→ WHAT YOU ARE ASKED TO DO: Repeat every line of the listing below exactly, minus the pictures.

→ AVAILABLE DATA:
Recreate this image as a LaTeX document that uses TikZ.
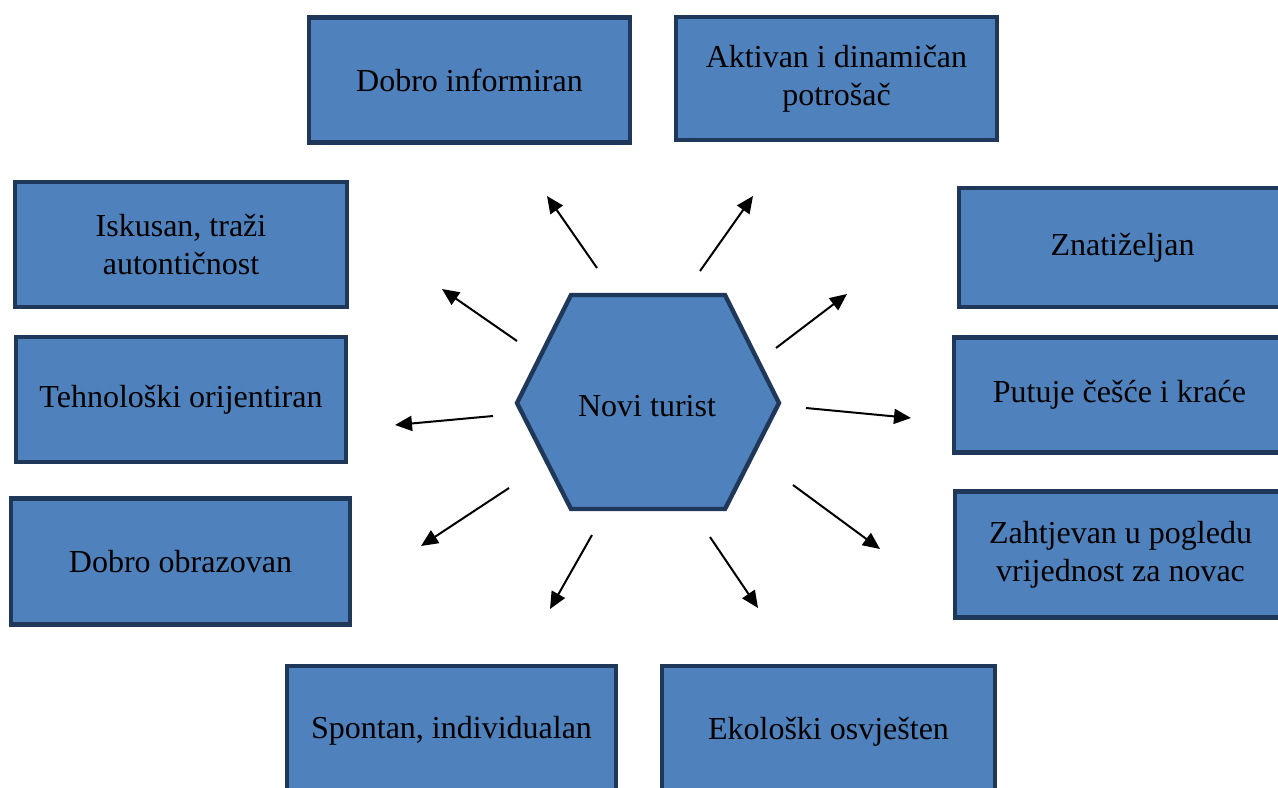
\documentclass[tikz,border=0pt]{standalone}
\usepackage{fontspec}
\setmainfont{Liberation Serif}
\usetikzlibrary{arrows.meta}
\definecolor{boxfill}{HTML}{4F81BD}
\definecolor{boxline}{HTML}{1F3859}
\tikzset{
  card/.style={draw=boxline, fill=boxfill, line width=2.2pt, inner sep=0pt,
    align=center, font=\fontsize{16}{19}\selectfont},
  ray/.style={line width=1pt, -{Triangle[length=8.5pt,width=7.5pt]}},
}
\begin{document}
\begin{tikzpicture}[x=0.5pt,y=-0.5pt]
\useasboundingbox (0,0) rectangle (1278,787);
\clip (0,0) rectangle (1278,787);
\fill[white] (0,0) rectangle (1278,787);
% boxes
\node[card, minimum width=160.5pt, minimum height=62.5pt] (b1) at (469.5,80) {Dobro informiran};
\node[card, minimum width=160.5pt, minimum height=61.5pt] (b2) at (836.5,78.5) {Aktivan i dinamičan\\potrošač};
\node[card, minimum width=166pt, minimum height=62.5pt] (b3) at (181,244.5) {Iskusan, traži\\autontičnost};
\node[card, minimum width=163.5pt, minimum height=59.5pt] (b4) at (1122.5,247.5) {Znatiželjan};
\node[card, minimum width=165pt, minimum height=62.5pt] (b5) at (181,399.5) {Tehnološki orijentiran};
\node[card, minimum width=165.5pt, minimum height=57.5pt] (b6) at (1119.5,395) {Putuje češće i kraće};
\node[card, minimum width=169.5pt, minimum height=63pt] (b7) at (180.5,561.5) {Dobro obrazovan};
\node[card, minimum width=165.5pt, minimum height=63pt] (b8) at (1120.5,554.5) {Zahtjevan u pogledu\\vrijednost za novac};
\node[card, minimum width=164.5pt, minimum height=65pt] (b9) at (451.5,731) {Spontan, individualan};
\node[card, minimum width=166.5pt, minimum height=66pt] (b10) at (828.5,732) {Ekološki osvješten};
% hexagon
\draw[draw=boxline, fill=boxfill, line width=2.2pt, line join=miter]
  (571,295) -- (725,295) -- (779,403) -- (725,509) -- (571,509) -- (517,403) -- cycle;
\node[font=\fontsize{16}{19}\selectfont, inner sep=0pt] (hex) at (647,406) {Novi turist};
% arrow end points
\coordinate (s1) at (597,268);  \coordinate (t1) at (547,196);
\coordinate (s2) at (700,271);  \coordinate (t2) at (753,196);
\coordinate (s3) at (776,348);  \coordinate (t3) at (847,294);
\coordinate (s4) at (806,408);  \coordinate (t4) at (911,418);
\coordinate (s5) at (793,485);  \coordinate (t5) at (880,549);
\coordinate (s6) at (710,537);  \coordinate (t6) at (758,608);
\coordinate (s7) at (592,535);  \coordinate (t7) at (550,609);
\coordinate (s8) at (509,488);  \coordinate (t8) at (421,546);
\coordinate (s9) at (493,416);  \coordinate (t9) at (395,425);
\coordinate (s10) at (517,341); \coordinate (t10) at (442,289);
\foreach \i in {1,...,10} \draw[ray] (s\i) -- (t\i);
\end{tikzpicture}
\end{document}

→ OUTPUT FOR THIS TASK:
Recreate this image as a LaTeX document that uses TikZ.
\documentclass[tikz,border=0pt]{standalone}
\usepackage{fontspec}
\setmainfont{Liberation Serif}
\usetikzlibrary{arrows.meta}
\definecolor{boxfill}{HTML}{4F81BD}
\definecolor{boxline}{HTML}{1F3859}
\tikzset{
  card/.style={draw=boxline, fill=boxfill, line width=2.2pt, inner sep=0pt,
    align=center, font=\fontsize{16}{19}\selectfont},
  ray/.style={line width=1pt, -{Triangle[length=8.5pt,width=7.5pt]}},
}
\begin{document}
\begin{tikzpicture}[x=0.5pt,y=-0.5pt]
\useasboundingbox (0,0) rectangle (1278,787);
\clip (0,0) rectangle (1278,787);
\fill[white] (0,0) rectangle (1278,787);
% boxes
\node[card, minimum width=160.5pt, minimum height=62.5pt] (b1) at (469.5,80) {Dobro informiran};
\node[card, minimum width=160.5pt, minimum height=61.5pt] (b2) at (836.5,78.5) {Aktivan i dinamičan\\potrošač};
\node[card, minimum width=166pt, minimum height=62.5pt] (b3) at (181,244.5) {Iskusan, traži\\autontičnost};
\node[card, minimum width=163.5pt, minimum height=59.5pt] (b4) at (1122.5,247.5) {Znatiželjan};
\node[card, minimum width=165pt, minimum height=62.5pt] (b5) at (181,399.5) {Tehnološki orijentiran};
\node[card, minimum width=165.5pt, minimum height=57.5pt] (b6) at (1119.5,395) {Putuje češće i kraće};
\node[card, minimum width=169.5pt, minimum height=63pt] (b7) at (180.5,561.5) {Dobro obrazovan};
\node[card, minimum width=165.5pt, minimum height=63pt] (b8) at (1120.5,554.5) {Zahtjevan u pogledu\\vrijednost za novac};
\node[card, minimum width=164.5pt, minimum height=65pt] (b9) at (451.5,731) {Spontan, individualan};
\node[card, minimum width=166.5pt, minimum height=66pt] (b10) at (828.5,732) {Ekološki osvješten};
% hexagon
\draw[draw=boxline, fill=boxfill, line width=2.2pt, line join=miter]
  (571,295) -- (725,295) -- (779,403) -- (725,509) -- (571,509) -- (517,403) -- cycle;
\node[font=\fontsize{16}{19}\selectfont, inner sep=0pt] (hex) at (647,406) {Novi turist};
% arrow end points
\coordinate (s1) at (597,268);  \coordinate (t1) at (547,196);
\coordinate (s2) at (700,271);  \coordinate (t2) at (753,196);
\coordinate (s3) at (776,348);  \coordinate (t3) at (847,294);
\coordinate (s4) at (806,408);  \coordinate (t4) at (911,418);
\coordinate (s5) at (793,485);  \coordinate (t5) at (880,549);
\coordinate (s6) at (710,537);  \coordinate (t6) at (758,608);
\coordinate (s7) at (592,535);  \coordinate (t7) at (550,609);
\coordinate (s8) at (509,488);  \coordinate (t8) at (421,546);
\coordinate (s9) at (493,416);  \coordinate (t9) at (395,425);
\coordinate (s10) at (517,341); \coordinate (t10) at (442,289);
\foreach \i in {1,...,10} \draw[ray] (s\i) -- (t\i);
\end{tikzpicture}
\end{document}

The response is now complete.